Copy out each line featuring the string "React" from the entries beneath.
=== ENTRIES PROVIDED ===
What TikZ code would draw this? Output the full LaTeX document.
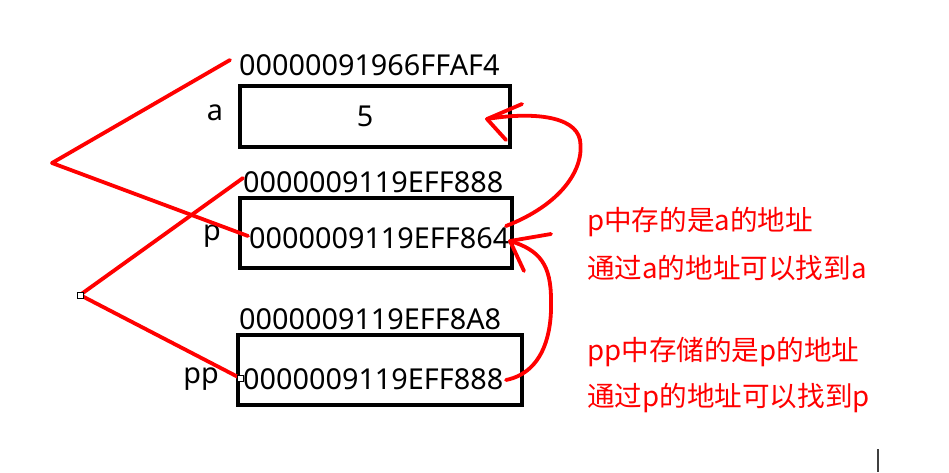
\documentclass[tikz,border=0pt]{standalone}
\usepackage{fontspec}
\setmainfont{Noto Sans}
\newfontfamily\cjk{Noto Sans CJK SC}
\begin{document}
\begin{tikzpicture}[x=1pt,y=-1pt,
  cell/.style={draw=black,line width=4pt},
  txt/.style={inner sep=0pt,font=\fontsize{28.8}{32}\selectfont},
  note/.style={inner sep=0pt,text=red,font=\cjk\fontsize{27.6}{32}\selectfont},
  redline/.style={draw=red,line width=3.8pt,line cap=round,line join=round},
  handle/.style={draw=black,fill=white,line width=0.6pt,minimum size=6pt,inner sep=0pt}]
\useasboundingbox[fill=white] (0,0) rectangle (949,473);
% boxes
\draw[cell] (240,86) rectangle (510,147);
\draw[cell] (240,198) rectangle (512,268);
\draw[cell] (238,335) rectangle (522,405);
% texts
\node[txt,anchor=base west] (addrA) at (239,76) {00000091966FFAF4};
\node[txt,anchor=base] (valA) at (365,127) {5};
\node[txt,anchor=base] (lblA) at (215,121) {a};
\node[txt,anchor=base west] (addrP) at (243,192) {0000009119EFF888};
\node[txt,anchor=base west] (valP) at (249,248) {0000009119EFF864};
\node[txt,anchor=base] (lblP) at (212,240) {p};
\node[txt,anchor=base west] (addrPP) at (239,329) {0000009119EFF8A8};
\node[txt,anchor=base west] (valPP) at (243,389) {0000009119EFF888};
\node[txt,anchor=base] (lblPP) at (201,383) {pp};
% notes
\node[note,anchor=west] (n1) at (587,222) {p中存的是a的地址};
\node[note,anchor=west] (n2) at (587,268) {通过a的地址可以找到a};
\node[note,anchor=west] (n3) at (587,352) {pp中存储的是p的地址};
\node[note,anchor=west] (n4) at (587,398) {通过p的地址可以找到p};
% coordinates
\coordinate (c1s) at (230,60);
\coordinate (c1m) at (52,163);
\coordinate (c1e) at (248,236);
\coordinate (c2s) at (243,178);
\coordinate (c2e) at (240,378);
\node[handle] (h1) at (80,295) {};
% red polylines
\draw[redline] (c1s) -- (c1m) -- (c1e);
\draw[redline] (c2s) -- (h1.center) -- (c2e);
\node[handle] at (h1) {};
\node[handle] (h2) at (c2e) {};
% curved arrow p -> a
\coordinate (a1s) at (506,226);
\coordinate (a1t) at (487,119);
\draw[redline] (a1s) .. controls (560,205) and (585,170) .. (580,140)
  .. controls (575,115) and (530,112) .. (a1t);
\draw[redline] (522,104) -- (a1t) -- (506,140);
% curved arrow pp -> p
\coordinate (a2s) at (506,380);
\coordinate (a2t) at (510,241);
\draw[redline] (a2s) .. controls (545,372) and (552,330) .. (551,300)
  .. controls (551,265) and (540,250) .. (a2t);
\draw[redline] (551,234) -- (a2t) -- (524,271);
% cursor
\draw[line width=2pt,draw=black!75] (878,449) -- (878,472);
\end{tikzpicture}
\end{document}
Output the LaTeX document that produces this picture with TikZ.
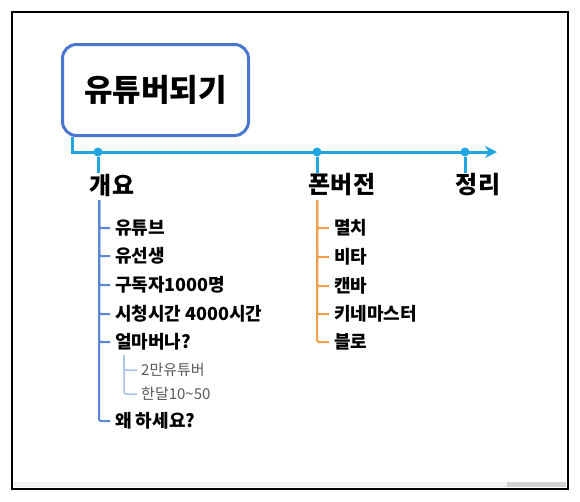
\documentclass[tikz,border=0pt]{standalone}
\usepackage{fontspec}
\setmainfont{Noto Sans CJK KR}
\usepackage{tikz}
\usetikzlibrary{arrows.meta}
\definecolor{titleblue}{HTML}{4A76CF}
\definecolor{lineblue}{HTML}{1FA5E0}
\definecolor{branchblue}{HTML}{5A86D8}
\definecolor{subblue}{HTML}{A9C1EA}
\definecolor{branchorange}{HTML}{F19F4D}
\definecolor{subgray}{HTML}{595959}

\begin{document}
\begin{tikzpicture}[x=1pt,y=-1pt,
  title/.style={draw=titleblue, line width=3pt, rounded corners=14pt, minimum width=186pt, minimum height=91pt, font=\fontsize{31}{33}\selectfont\bfseries},
  timeline/.style={draw=lineblue, line width=3pt},
  dot/.style={circle, fill=lineblue, minimum size=9pt, inner sep=0pt},
  head/.style={font=\fontsize{24}{26}\selectfont\bfseries, inner sep=1pt},
  item/.style={anchor=west, inner sep=5pt, font=\fontsize{18}{20}\selectfont\bfseries},
  subitem/.style={anchor=west, inner sep=4pt, text=subgray, font=\fontsize{15}{17}\selectfont},
  branch/.style={draw=#1, line width=2pt, rounded corners=2pt}]
\useasboundingbox (0,0) rectangle (580,501);
% frame
\fill[gray!10] (14,482) rectangle (566,487);
\fill[gray!35] (507,482) rectangle (566,487);
\draw[line width=2pt] (12,12) rectangle (568,489);

% title and time line
\node [title] (t) at (155.5,90) {유튜버되기};
\coordinate (tlend) at (497,152);
\draw [timeline, -{Stealth[length=12pt,width=12pt]}] ([xshift=11pt]t.south west) |- (tlend);
\node [dot] (d1) at (98,152) {};
\node [dot] (d2) at (317,152) {};
\node [dot] (d3) at (465,152) {};
\node [head] (ov) at (112,185) {개요};
\node [head] (ph) at (342,185) {폰버전};
\node [head] (sm) at (478,185) {정리};
\draw [timeline] (d1) -- (d1 |- ov.north);
\draw [timeline] (d2) -- (d2 |- ph.north);
\draw [timeline] (d3) -- (d3 |- sm.north);

% 개요
\coordinate (ovs) at (99,200);
\node [item] (o1) at (110,228) {유튜브};
\node [item] (o2) at (110,256) {유선생};
\node [item] (o3) at (110,285) {구독자1000명};
\node [item] (o4) at (110,314) {시청시간 4000시간};
\node [item] (o5) at (110,342) {얼마버나?};
\node [item] (o6) at (110,421) {왜 하세요?};
\foreach \n in {o1,o2,o3,o4,o5,o6}
  \draw [branch=branchblue] (ovs) |- (\n.west);
\coordinate (o5s) at (124,355);
\node [subitem] (o51) at (137,370) {2만유튜버};
\node [subitem] (o52) at (137,394) {한달10\textasciitilde50};
\draw [branch=subblue, line width=1.5pt] (o5s) |- (o51.west);
\draw [branch=subblue, line width=1.5pt] (o5s) |- (o52.west);

% 폰버전
\coordinate (phs) at (317,200);
\node [item] (p1) at (329,228) {멸치};
\node [item] (p2) at (329,257) {비타};
\node [item] (p3) at (329,286) {캔바};
\node [item] (p4) at (329,314) {키네마스터};
\node [item] (p5) at (329,342) {블로};
\foreach \n in {p1,p2,p3,p4,p5}
  \draw [branch=branchorange] (phs) |- (\n.west);
\end{tikzpicture}
\end{document}
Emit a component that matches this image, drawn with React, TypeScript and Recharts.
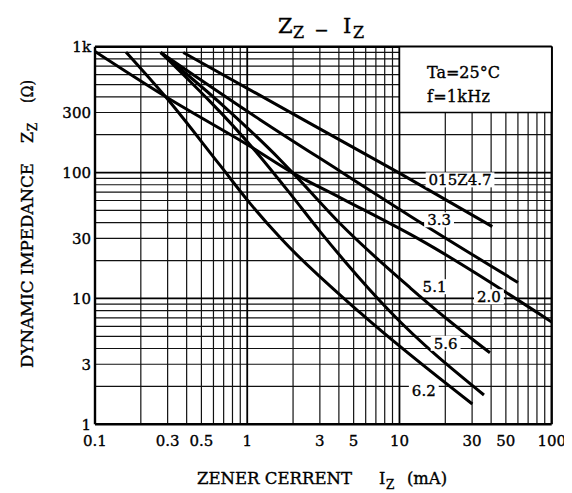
import React from 'react';
import { LineChart, Line, XAxis, YAxis, CartesianGrid, ReferenceArea, ReferenceDot } from 'recharts';

const FONT = "'DejaVu Serif', 'Liberation Serif', serif";

// axis ticks
const xTickValues = [0.1, 0.3, 0.5, 1, 3, 5, 10, 30, 50, 100];
const yTickValues = [1, 3, 10, 30, 100, 300, 1000];

// grid values
const xMinor = [0.2, 0.3, 0.4, 0.5, 0.6, 0.7, 0.8, 0.9, 2, 3, 4, 5, 6, 7, 8, 9, 20, 30, 40, 50, 60, 70, 80, 90];
const xMajor = [1, 10];
const xFrame = [0.1, 100];
const yMinor = [2, 3, 4, 5, 6, 7, 8, 9, 20, 30, 40, 50, 60, 70, 80, 90, 200, 300, 400, 500, 600, 700, 800, 900];
const yMajor = [10, 100];
const yFrame = [1, 1000];

// series: zener current Iz (mA) and dynamic impedance Zz (ohm)
const z47I = [0.38, 2.35, 10, 40.7];
const z47Z = [900, 262, 99, 37.2];
const z33I = [0.27, 1.22, 4.1, 11.8, 60];
const z33Z = [900, 262, 102, 45, 13.4];
const z20I = [0.1, 0.29, 1.05, 2.0, 4.1, 13.7, 100];
const z20Z = [916, 402, 161, 99, 63, 29.2, 6.5];
const z51I = [0.27, 0.72, 1.65, 2.0, 4.1, 11.8, 21.7, 39.3];
const z51Z = [900, 327, 126, 99, 39, 12.1, 6.5, 3.7];
const z56I = [0.27, 1.19, 1.92, 3.02, 4.41, 8.73, 35.9];
const z56Z = [900, 138, 67.7, 33.8, 19.5, 7.8, 1.71];
const z62I = [0.16, 0.29, 0.66, 1.05, 1.65, 5.54, 30.1];
const z62Z = [906, 402, 115, 56.4, 30.3, 7.67, 1.45];

// curve labels
const curveLabels = ['015Z4.7', '3.3', '2.0', '5.1', '5.6', '6.2'];
const labelI = [25, 18.2, 38.7, 17.0, 20.1, 14.45];
const labelZ = [87.5, 42.1, 10.3, 12.4, 4.4, 1.87];

// condition box
const boxI = [10, 100];
const boxZ = [300, 1000];
const condLines = ['Ta=25°C', 'f=1kHz'];

const toData = (is: number[], zs: number[]) => is.map((i, k) => ({ i, z: zs[k] }));
const curves = [
  toData(z47I, z47Z),
  toData(z33I, z33Z),
  toData(z20I, z20Z),
  toData(z51I, z51Z),
  toData(z56I, z56Z),
  toData(z62I, z62Z),
];

const TXT = { fill: '#000', stroke: '#000', strokeWidth: 0.35 };

const charW = (ch: string) => (ch === '.' ? 0.318 : ch === 'Z' ? 0.685 : 0.636);
const textW = (s: string, fs: number) => s.split('').reduce((a, c) => a + charW(c), 0) * fs;

const makeCurveLabel = (text: string) => (props: any) => {
  const vb = props.viewBox || { x: 0, y: 0, width: 0, height: 0 };
  const cx = vb.x + (vb.width || 0) / 2;
  const cy = vb.y + (vb.height || 0) / 2;
  const fs = 15;
  const w = textW(text, fs);
  return (
    <g>
      <rect x={cx - w / 2 - 3} y={cy - 7.5} width={w + 6} height={15} fill="#fff" />
      <text x={cx} y={cy + 5.5} textAnchor="middle" fontSize={fs} fontFamily={FONT} {...TXT}>
        {text}
      </text>
    </g>
  );
};

const boxLabel = (props: any) => {
  const vb = props.viewBox || { x: 0, y: 0 };
  return (
    <g>
      <text x={vb.x + 27.5} y={vb.y + 31.3} fontSize={16} fontFamily={FONT} {...TXT} textLength={73} lengthAdjust="spacing">
        {condLines[0]}
      </text>
      <text x={vb.x + 27.5} y={vb.y + 55.3} fontSize={16} fontFamily={FONT} {...TXT} textLength={63} lengthAdjust="spacing">
        {condLines[1]}
      </text>
    </g>
  );
};

const W = 564;
const H = 485;
const YW = 40;
const XH = 30;

export default function App() {
  return (
    <div style={{ position: 'relative', width: W, height: H, fontFamily: FONT, background: '#fff' }}>
      <LineChart width={W} height={H} margin={{ top: 38.7, right: 20.3, bottom: 68.7 - XH, left: 87 - YW }}>
        <CartesianGrid horizontalValues={yMinor} verticalValues={xMinor} stroke="#111" strokeWidth={1.2} fill="none" />
        <CartesianGrid horizontalValues={yMajor} verticalValues={xMajor} stroke="#000" strokeWidth={1.8} fill="none" />
        <CartesianGrid horizontalValues={yFrame} verticalValues={xFrame} stroke="#000" strokeWidth={2.4} fill="none" />
        <XAxis
          dataKey="i"
          type="number"
          scale="log"
          domain={[0.1, 100]}
          allowDataOverflow
          ticks={xTickValues}
          interval={0}
          height={XH}
          axisLine={false}
          tickLine={false}
          tickSize={0}
          tickMargin={11}
          tickFormatter={(v: number) => String(v)}
          tick={{ fontSize: 15, fontFamily: FONT, ...TXT }}
        />
        <YAxis
          type="number"
          scale="log"
          domain={[1, 1000]}
          allowDataOverflow
          ticks={yTickValues}
          interval={0}
          width={YW}
          axisLine={false}
          tickLine={false}
          tickSize={0}
          tickMargin={4}
          tickFormatter={(v: number) => (v === 1000 ? '1k' : String(v))}
          tick={{ fontSize: 15, fontFamily: FONT, ...TXT }}
        />
        <ReferenceArea
          x1={boxI[0]}
          x2={boxI[1]}
          y1={boxZ[0]}
          y2={boxZ[1]}
          fill="#fff"
          fillOpacity={1}
          stroke="#000"
          strokeWidth={1.5}
          label={boxLabel}
        />
        {curves.map((d, k) => (
          <Line
            key={k}
            data={d}
            dataKey="z"
            type="monotone"
            stroke="#000"
            strokeWidth={3}
            dot={false}
            activeDot={false}
            isAnimationActive={false}
          />
        ))}
        {curveLabels.map((t, k) => (
          <ReferenceDot key={t} x={labelI[k]} y={labelZ[k]} r={1} fill="none" stroke="none" label={makeCurveLabel(t)} />
        ))}
      </LineChart>
      <svg width={W} height={H} style={{ position: 'absolute', left: 0, top: 0, pointerEvents: 'none' }}>
        <g fontFamily={FONT} {...TXT}>
          <text x={270} y={25} fontSize={21}>Z</text>
          <text x={285} y={30} fontSize={16}>Z</text>
          <text x={307} y={28} fontSize={21} textLength={13} lengthAdjust="spacingAndGlyphs">–</text>
          <text x={335} y={25} fontSize={21}>I</text>
          <text x={345} y={30} fontSize={16}>Z</text>

          <text x={189} y={476} fontSize={16} textLength={155} lengthAdjust="spacingAndGlyphs">ZENER CERRENT</text>
          <text x={371} y={476} fontSize={16}>I</text>
          <text x={378} y={481} fontSize={12}>Z</text>
          <text x={399} y={476} fontSize={16} textLength={40} lengthAdjust="spacingAndGlyphs">(mA)</text>

          <g transform="translate(25,360) rotate(-90)">
            <text x={0} y={0} fontSize={16} textLength={205} lengthAdjust="spacingAndGlyphs">DYNAMIC IMPEDANCE</text>
            <text x={225} y={0} fontSize={16}>Z</text>
            <text x={237} y={4} fontSize={12}>Z</text>
            <text x={265} y={0} fontSize={16} textLength={23} lengthAdjust="spacingAndGlyphs">(Ω)</text>
          </g>
        </g>
      </svg>
    </div>
  );
}
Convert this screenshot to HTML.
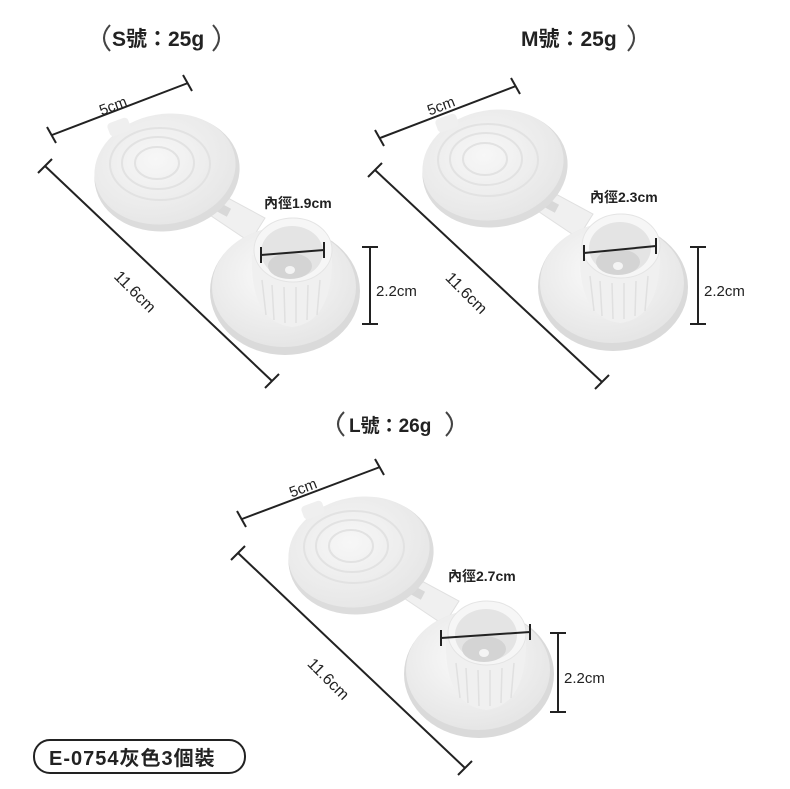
<!DOCTYPE html>
<html><head><meta charset="utf-8"><style>
html,body{margin:0;padding:0;background:#fff;}
svg{display:block;}
text{font-family:"Liberation Sans","Noto Sans CJK TC",sans-serif;fill:#222;}
</style></head><body>
<svg width="790" height="789" viewBox="0 0 790 789">
<defs>
<radialGradient id="lid" cx="0.45" cy="0.4" r="0.7">
<stop offset="0" stop-color="#f7f7f7"/><stop offset="1" stop-color="#e4e4e4"/></radialGradient>
<radialGradient id="base" cx="0.45" cy="0.4" r="0.7">
<stop offset="0" stop-color="#fbfbfb"/><stop offset="1" stop-color="#e2e2e2"/></radialGradient>
<g id="prod">
  <!-- strap -->
  <polygon points="180,195 200,183 265,218 250,242" fill="#f0f0f0" stroke="#e0e0e0"/>
  <rect x="216" y="205" width="14" height="9" fill="#d8d8d8" transform="rotate(28 223 209)"/>
  <!-- lid -->
  <ellipse cx="167" cy="173" rx="73" ry="58" fill="#dcdcdc" transform="rotate(-10 167 173)"/>
  <ellipse cx="165" cy="169" rx="71" ry="55" fill="url(#lid)" transform="rotate(-10 165 169)"/>
  <rect x="108" y="120" width="22" height="14" rx="4" fill="#efefef" transform="rotate(-20 119 127)"/>
  <g fill="none" stroke="#e2e2e2" stroke-width="2">
    <ellipse cx="160" cy="164" rx="50" ry="36"/>
    <ellipse cx="158" cy="163" rx="36" ry="26"/>
    <ellipse cx="157" cy="163" rx="22" ry="16"/>
  </g>
  <!-- base -->
  <ellipse cx="285" cy="291" rx="75" ry="64" fill="#dadada"/>
  <ellipse cx="284" cy="287" rx="72" ry="60" fill="url(#base)"/>
  <path d="M252,255 Q250,322 292,327 Q334,322 332,252 Z" fill="#f0f0f0"/>
  <g stroke="#e0e0e0" stroke-width="1.5">
    <line x1="262" y1="280" x2="266" y2="315"/><line x1="272" y1="285" x2="274" y2="320"/>
    <line x1="284" y1="287" x2="285" y2="323"/><line x1="296" y1="287" x2="296" y2="323"/>
    <line x1="308" y1="285" x2="307" y2="320"/><line x1="320" y1="280" x2="317" y2="315"/>
  </g>
  <ellipse cx="293" cy="250" rx="39" ry="32" fill="#f6f6f6" stroke="#e4e4e4"/>
  <ellipse cx="292" cy="252" rx="31" ry="26" fill="#e4e4e4"/>
  <ellipse cx="290" cy="266" rx="22" ry="13" fill="#d4d4d4"/>
  <ellipse cx="290" cy="270" rx="5" ry="4" fill="#f4f4f4"/>
</g>
</defs>

<use href="#prod"/>
<use href="#prod" transform="translate(328,-4)"/>
<use href="#prod" transform="translate(194,383)"/>

<g stroke="#222" stroke-width="2" fill="none">
  <!-- S -->
  <line x1="52" y1="135" x2="188" y2="83"/><line x1="47" y1="127" x2="56" y2="143"/><line x1="183" y1="75" x2="192" y2="91"/>
  <line x1="45" y1="166" x2="272" y2="381"/><line x1="38" y1="173" x2="52" y2="159"/><line x1="265" y1="388" x2="279" y2="374"/>
  <line x1="370" y1="247" x2="370" y2="324"/><line x1="362" y1="247" x2="378" y2="247"/><line x1="362" y1="324" x2="378" y2="324"/>
  <line x1="261" y1="255" x2="324" y2="250"/><line x1="261" y1="247" x2="261" y2="263"/><line x1="324" y1="242" x2="324" y2="258"/>
  <!-- M -->
  <line x1="380" y1="138" x2="516" y2="86"/><line x1="375" y1="130" x2="384" y2="146"/><line x1="511" y1="78" x2="520" y2="94"/>
  <line x1="375" y1="170" x2="602" y2="382"/><line x1="368" y1="177" x2="382" y2="163"/><line x1="595" y1="389" x2="609" y2="375"/>
  <line x1="698" y1="247" x2="698" y2="324"/><line x1="690" y1="247" x2="706" y2="247"/><line x1="690" y1="324" x2="706" y2="324"/>
  <line x1="584" y1="253" x2="656" y2="246"/><line x1="584" y1="245" x2="584" y2="261"/><line x1="656" y1="238" x2="656" y2="254"/>
  <!-- L -->
  <line x1="242" y1="519" x2="380" y2="467"/><line x1="237" y1="511" x2="246" y2="527"/><line x1="375" y1="459" x2="384" y2="475"/>
  <line x1="238" y1="553" x2="465" y2="768"/><line x1="231" y1="560" x2="245" y2="546"/><line x1="458" y1="775" x2="472" y2="761"/>
  <line x1="558" y1="633" x2="558" y2="712"/><line x1="550" y1="633" x2="566" y2="633"/><line x1="550" y1="712" x2="566" y2="712"/>
  <line x1="441" y1="638" x2="530" y2="632"/><line x1="441" y1="630" x2="441" y2="646"/><line x1="530" y1="624" x2="530" y2="640"/>
  <!-- title brackets -->
  <path d="M110,25 Q98,38 110,51" stroke="#444" stroke-width="2"/>
  <path d="M213,25 Q225,38 213,51" stroke="#444" stroke-width="2"/>
  <path d="M628,25 Q640,38 628,51" stroke="#444" stroke-width="2"/>
  <path d="M344,412 Q332,424 344,436" stroke="#444" stroke-width="2"/>
  <path d="M446,412 Q458,424 446,436" stroke="#444" stroke-width="2"/>
  <rect x="34" y="740" width="211" height="33" rx="16" stroke="#222"/>
</g>

<g font-size="15">
  <text x="112" y="300" transform="rotate(45 140 290)" font-size="16">11.6cm</text>
  <text x="444" y="300" transform="rotate(45 470 290)" font-size="16">11.6cm</text>
  <text x="306" y="686" transform="rotate(45 332 676)" font-size="16">11.6cm</text>
  <text x="98" y="110" transform="rotate(-21 115 103)">5cm</text>
  <text x="426" y="110" transform="rotate(-21 443 103)">5cm</text>
  <text x="288" y="492" transform="rotate(-21 305 485)">5cm</text>
  <text x="376" y="296">2.2cm</text>
  <text x="704" y="296">2.2cm</text>
  <text x="564" y="683">2.2cm</text>
</g>
<g font-size="14" font-weight="bold">
  <text x="264" y="208">內徑1.9cm</text>
  <text x="590" y="202">內徑2.3cm</text>
  <text x="448" y="581">內徑2.7cm</text>
</g>
<g font-size="21" font-weight="bold">
  <text x="112" y="46">S號：25g</text>
  <text x="521" y="46">M號：25g</text>
  <text x="349" y="432" font-size="19">L號：26g</text>
  <text x="49" y="765" font-size="20" letter-spacing="1">E-0754灰色3個裝</text>
</g>
</svg>
</body></html>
===
| ANSWER TO THE PROBLEM |
Emit a component that matches this image, drawn with React, TypeScript and Recharts.
import React from 'react';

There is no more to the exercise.